Exemplo disso é a iniciativa do Instituto de Psiquiatria do Hospital das Clínicas de São Paulo (IPq), que começa a realizar o tratamento de pacientes com diagnóstico de depressão por meio de consultas por videoconferência via Internet. Trata-se de uma pesquisa que objetiva verificar a eficácia do atendimento virtual em comparação ao presencial. Essa prática só é endossada pelo CFM (Conselho Federal de Medicina) por se tratar de uma investigação; caso contrário, o Conselho não autoriza essa forma de atendimento.
O atendimento clínico à distância (por telefone ou Skype) é um recurso utilizado em alguns países, como o Reino Unido e a Argentina. Segundo o psicólogo Peter Jones, da Universidade de Cambridge, a modalidade de tratamento facilita o acesso a serviços de saúde mental de pessoas com limitações de tempo, transporte ou com deficiências físicas.

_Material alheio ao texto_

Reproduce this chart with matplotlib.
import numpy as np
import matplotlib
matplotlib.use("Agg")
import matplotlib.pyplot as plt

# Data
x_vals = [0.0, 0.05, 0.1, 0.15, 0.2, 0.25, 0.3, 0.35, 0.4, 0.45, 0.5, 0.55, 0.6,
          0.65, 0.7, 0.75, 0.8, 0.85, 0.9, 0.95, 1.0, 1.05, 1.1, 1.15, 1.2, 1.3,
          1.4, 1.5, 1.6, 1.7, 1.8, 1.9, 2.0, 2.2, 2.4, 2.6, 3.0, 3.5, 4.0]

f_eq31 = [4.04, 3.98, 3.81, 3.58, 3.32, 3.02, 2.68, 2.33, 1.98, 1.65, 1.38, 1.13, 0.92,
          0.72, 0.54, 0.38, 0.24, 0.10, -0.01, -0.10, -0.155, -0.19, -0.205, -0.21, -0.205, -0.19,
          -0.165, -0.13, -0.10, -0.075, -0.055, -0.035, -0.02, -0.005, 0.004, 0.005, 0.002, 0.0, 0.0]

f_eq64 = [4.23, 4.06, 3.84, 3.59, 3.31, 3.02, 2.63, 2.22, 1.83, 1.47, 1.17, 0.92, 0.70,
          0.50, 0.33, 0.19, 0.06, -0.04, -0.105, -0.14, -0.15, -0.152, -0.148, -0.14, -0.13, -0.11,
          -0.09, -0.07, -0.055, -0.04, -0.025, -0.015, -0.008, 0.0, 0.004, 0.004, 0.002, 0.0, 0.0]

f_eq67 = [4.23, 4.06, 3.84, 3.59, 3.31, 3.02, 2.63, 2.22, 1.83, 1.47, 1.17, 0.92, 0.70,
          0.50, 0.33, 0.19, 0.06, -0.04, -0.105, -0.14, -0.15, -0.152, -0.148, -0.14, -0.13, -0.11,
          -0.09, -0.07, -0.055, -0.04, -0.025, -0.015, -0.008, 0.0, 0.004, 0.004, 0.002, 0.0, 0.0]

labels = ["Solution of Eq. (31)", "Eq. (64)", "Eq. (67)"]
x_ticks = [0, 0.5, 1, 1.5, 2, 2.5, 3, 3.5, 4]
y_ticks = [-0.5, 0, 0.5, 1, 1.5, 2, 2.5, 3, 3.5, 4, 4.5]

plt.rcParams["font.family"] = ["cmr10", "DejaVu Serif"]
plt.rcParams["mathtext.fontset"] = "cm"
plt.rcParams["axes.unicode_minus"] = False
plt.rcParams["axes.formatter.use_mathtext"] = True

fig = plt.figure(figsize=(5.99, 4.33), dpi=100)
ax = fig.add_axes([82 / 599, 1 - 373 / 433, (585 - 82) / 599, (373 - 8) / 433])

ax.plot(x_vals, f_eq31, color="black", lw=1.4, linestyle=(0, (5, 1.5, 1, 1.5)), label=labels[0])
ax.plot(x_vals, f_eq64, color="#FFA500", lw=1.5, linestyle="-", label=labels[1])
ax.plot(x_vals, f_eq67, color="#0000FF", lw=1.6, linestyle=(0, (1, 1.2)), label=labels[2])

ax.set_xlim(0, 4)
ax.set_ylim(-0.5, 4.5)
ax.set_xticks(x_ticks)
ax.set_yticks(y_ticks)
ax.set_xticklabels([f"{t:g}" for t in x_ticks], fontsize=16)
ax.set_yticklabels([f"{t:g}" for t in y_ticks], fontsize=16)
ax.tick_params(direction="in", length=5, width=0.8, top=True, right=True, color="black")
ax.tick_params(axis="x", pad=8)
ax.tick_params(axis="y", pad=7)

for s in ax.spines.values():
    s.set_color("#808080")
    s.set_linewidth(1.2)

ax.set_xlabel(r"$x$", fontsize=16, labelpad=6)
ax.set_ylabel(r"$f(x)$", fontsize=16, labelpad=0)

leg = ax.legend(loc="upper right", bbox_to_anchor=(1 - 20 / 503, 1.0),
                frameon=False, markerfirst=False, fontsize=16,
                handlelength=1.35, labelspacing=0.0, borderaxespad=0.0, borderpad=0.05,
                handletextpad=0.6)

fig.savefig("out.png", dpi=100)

Ele coordenou um estudo a respeito, publicado na revista “PLoS One”.
E nós, psicanalistas, como nos posicionamos frente essa nova prática? É possível dar continuidade ao tratamento fora do dispositivo analítico do consultório? Haveria uma regularidade presencial a ser garantida? A presença do analista é um dos aspectos fundamentais para o encontro psicanalítico. A transferência, condição para a consecução de um tratamento, passa pela sustentação na presença, no corpo do analista do que esse encontro provoca. Como ficaria essa dimensão nos tratamentos virtuais? Essa nova modalidade de atendimento levanta questões importantes.
A psicanálise não é um genérico. O tratamento psicanalítico é singular. Dá-se no caso a caso, no encontro único e surpresivo entre um analisando e um analista. O feliz acaso, ou feliz encontro, bom-heur, como nomeou Jacques Lacan. Não é uma prática que pode ser universalizada e reproduzida em série. Sigmund Freud relata que atendeu Katharina nas montanhas e Mahler num passeio em Leyden. Esses casos mostram que é possível haver tratamento fora do consultório, mas não se apresentam como regra.

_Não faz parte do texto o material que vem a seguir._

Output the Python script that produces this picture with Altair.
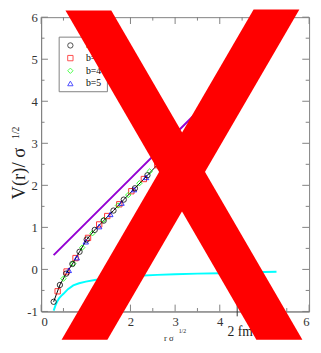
import altair as alt
import pandas as pd

# ---------------- data ----------------
black_r = [0.28, 0.42, 0.56, 0.70, 0.86, 1.02, 1.20, 1.40, 1.62, 1.85, 2.10, 2.38, 2.66, 2.95, 3.25]
black_v = [-0.77, -0.37, -0.10, 0.13, 0.42, 0.71, 0.94, 1.16, 1.40, 1.66, 1.93, 2.24, 2.55, 2.87, 3.20]
red_r = [0.37, 0.57, 0.77, 1.05, 1.30, 1.48, 1.75, 2.02, 2.30, 2.60, 2.90, 3.19]
red_v = [-0.52, -0.05, 0.27, 0.75, 1.07, 1.27, 1.55, 1.86, 2.15, 2.48, 2.81, 3.13]
green_r = [0.50, 0.72, 0.92, 1.15, 1.40, 1.72, 1.95, 2.20, 2.43, 2.75, 3.05]
green_v = [-0.22, 0.14, 0.52, 0.86, 1.18, 1.52, 1.77, 2.05, 2.33, 2.65, 2.98]
blue_r = [0.62, 0.80, 1.00, 1.30, 1.55, 1.80, 2.08, 2.35, 2.65, 3.00]
blue_v = [-0.02, 0.28, 0.66, 1.02, 1.31, 1.58, 1.90, 2.19, 2.52, 2.90]

purple_r = [0.28, 1.0, 2.0, 3.0, 4.0]
purple_v = [0.34, 1.10, 2.16, 3.22, 4.28]

cyan_r = [0.28, 0.32, 0.36, 0.40, 0.45, 0.50, 0.60, 0.72, 0.85, 1.00, 1.20, 1.50, 1.80,
          2.20, 2.60, 3.00, 3.50, 4.00, 4.50, 5.00, 5.27]
cyan_v = [-0.98, -0.86, -0.76, -0.69, -0.63, -0.58, -0.47, -0.38, -0.33, -0.29, -0.25, -0.21,
          -0.18, -0.15, -0.13, -0.115, -0.10, -0.09, -0.075, -0.062, -0.056]

legend_labels = ["b=2", "b=3", "b=4", "b=5"]
legend_colors = ["#000000", "#ff0000", "#00ff00", "#0000ff"]
legend_shapes = ["circle", "square", "diamond", "triangle-up"]

x_major = [0, 1, 2, 3, 4, 5, 6]
x_minor = [0.5, 1.5, 2.5, 3.5, 4.5, 5.5]
y_major = [-1, 0, 1, 2, 3, 4, 5, 6]
y_minor = [-0.5, 0.5, 1.5, 2.5, 3.5, 4.5, 5.5]

fm_r = [4.39]  # 2 fm marker

# big red cross drawn over the figure (two bands)
cross_a_v = [6.16, -1.67]
cross_a_left = [0.545, 4.82]
cross_a_right = [1.571, 5.85]
cross_b_v = [6.185, -1.67]
cross_b_left = [4.757, 0.458]
cross_b_right = [5.782, 1.484]

# ---------------- chart ----------------
W, H = 275, 302
SERIF = "Times New Roman, Liberation Serif, serif"
GRAY = "#808080"

xs = alt.Scale(domain=[0, 6], nice=False, zero=False)
ys = alt.Scale(domain=[-1, 6], nice=False, zero=False)
xaxis = alt.Axis(values=x_major, title=None, ticks=False, grid=False, labelPadding=4,
                 labelExpr="'' + datum.value", labelFont=SERIF, labelFontSize=13,
                 labelColor="#333333", domainColor=GRAY)
yaxis = alt.Axis(values=y_major, title=None, ticks=False, grid=False, labelPadding=4,
                 labelExpr="'' + datum.value", labelFont=SERIF, labelFontSize=13,
                 labelColor="#333333", domainColor=GRAY)


def X(f):
    return alt.X(f, type="quantitative", scale=xs, axis=xaxis)


def Y(f):
    return alt.Y(f, type="quantitative", scale=ys, axis=yaxis)


one = pd.DataFrame({"a": [0]})
layers = []

# purple and cyan curves
layers.append(alt.Chart(pd.DataFrame({"r": purple_r, "v": purple_v}))
              .mark_line(color="#9400d3", strokeWidth=2).encode(x=X("r"), y=Y("v")))
layers.append(alt.Chart(pd.DataFrame({"r": cyan_r, "v": cyan_v}))
              .mark_line(color="#00ffff", strokeWidth=2).encode(x=X("r"), y=Y("v")))

# black connecting line
layers.append(alt.Chart(pd.DataFrame({"r": black_r, "v": black_v}))
              .mark_line(color="#000000", strokeWidth=1).encode(x=X("r"), y=Y("v")))

series = [(red_r, red_v, 1), (green_r, green_v, 2), (blue_r, blue_v, 3), (black_r, black_v, 0)]
for rr, vv, k in series:
    layers.append(alt.Chart(pd.DataFrame({"r": rr, "v": vv}))
                  .mark_point(shape=legend_shapes[k], color=legend_colors[k], filled=False,
                              size=30, strokeWidth=1, opacity=0.8)
                  .encode(x=X("r"), y=Y("v")))

# inward ticks
for vals, ln in [(x_major, 7), (x_minor, 3.5)]:
    df = pd.DataFrame({"t": vals})
    layers.append(alt.Chart(df).mark_rule(color=GRAY).encode(
        x=X("t"), y=alt.value(H), y2=alt.value(H - ln)))
    layers.append(alt.Chart(df).mark_rule(color=GRAY).encode(
        x=X("t"), y=alt.value(0), y2=alt.value(ln)))
for vals, ln in [(y_major, 7), (y_minor, 3.5)]:
    df = pd.DataFrame({"t": vals})
    layers.append(alt.Chart(df).mark_rule(color=GRAY).encode(
        y=Y("t"), x=alt.value(0), x2=alt.value(ln)))
    layers.append(alt.Chart(df).mark_rule(color=GRAY).encode(
        y=Y("t"), x=alt.value(W), x2=alt.value(W - ln)))

# 2 fm marker
fm = pd.DataFrame({"r": fm_r, "lab": ["2 fm"]})
layers.append(alt.Chart(fm).mark_rule(color="#333333", strokeWidth=1).encode(
    x=X("r"), y=alt.value(290), y2=alt.value(307)))
layers.append(alt.Chart(fm).mark_text(font=SERIF, fontSize=14, color="#222222",
                                      align="center", baseline="alphabetic", dx=3)
              .encode(x=X("r"), y=alt.value(327), text="lab:N"))

# axis titles
layers.append(alt.Chart(one).mark_text(font=SERIF, fontSize=9, color="#222222",
                                       align="center", baseline="alphabetic")
              .encode(x=alt.value(131), y=alt.value(332), text=alt.value("r σ")))
layers.append(alt.Chart(one).mark_text(font=SERIF, fontSize=6, color="#222222",
                                       align="center", baseline="alphabetic")
              .encode(x=alt.value(145), y=alt.value(324), text=alt.value("1/2")))
layers.append(alt.Chart(one).mark_text(font=SERIF, fontSize=19, color="#222222", angle=270,
                                       align="left", baseline="alphabetic")
              .encode(x=alt.value(-17), y=alt.value(187), text=alt.value("V(r)/ σ")))
# superscript: same anchor, shifted along the rotated text frame
layers.append(alt.Chart(one).mark_text(font=SERIF, fontSize=10, color="#222222", angle=270,
                                       align="left", baseline="alphabetic", dx=62, dy=-6)
              .encode(x=alt.value(-17), y=alt.value(187), text=alt.value("1/2")))

# legend box (drawn as marks so the cross covers it)
layers.append(alt.Chart(one).mark_rect(fill="white", stroke=GRAY, strokeWidth=1).encode(
    x=alt.value(18.5), x2=alt.value(68), y=alt.value(20.5), y2=alt.value(76.5)))
for i, lab in enumerate(legend_labels):
    yy = 29 + 13 * i
    layers.append(alt.Chart(one).mark_point(shape=legend_shapes[i], color=legend_colors[i],
                                            filled=False, size=30, strokeWidth=1)
                  .encode(x=alt.value(30), y=alt.value(yy)))
    layers.append(alt.Chart(one).mark_text(font=SERIF, fontSize=10, color="#000000",
                                           align="left", baseline="middle")
                  .encode(x=alt.value(46), y=alt.value(yy), text=alt.value(lab)))

# red cross on top
layers.append(alt.Chart(pd.DataFrame({"v": cross_a_v, "l": cross_a_left, "r": cross_a_right}))
              .mark_area(orient="horizontal", color="#ff0000", opacity=1, clip=False)
              .encode(y=Y("v"), x=X("l"), x2="r"))
layers.append(alt.Chart(pd.DataFrame({"v": cross_b_v, "l": cross_b_left, "r": cross_b_right}))
              .mark_area(orient="horizontal", color="#ff0000", opacity=1, clip=False)
              .encode(y=Y("v"), x=X("l"), x2="r"))

chart = alt.layer(*layers).properties(
    width=W, height=H,
    autosize=alt.AutoSizeParams(type="none"),
    padding={"left": 34, "top": 5, "right": 4, "bottom": 30},
).configure_view(stroke=GRAY, strokeWidth=1)

chart.save("out.html", embed_options={"renderer": "svg", "actions": False})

A responsabilidade por sustentar a prática analítica é do analista que, emprestando consequência ao seu desejo, empenha sua escuta, sua voz, seu corpo e sua presença e convoca o analisando a não recuar frente ao seu desejo. Nesse encontro se atualiza o inconsciente, o estranho e o enigmático, que remete ao Real, dimensão que escapa ao sentido e a nomeação.
A prática lacaniana é sem standarts, mas não sem princípios. O virtual se confirma como um espaço de interelações e o atendimento clínico online é uma nova realidade. Caberá a cada psicanalista, no caso a caso, na singularidade de cada atendimento, decidir em que condições pode se dar o tratamento, se guiando pela ética da psicanálise.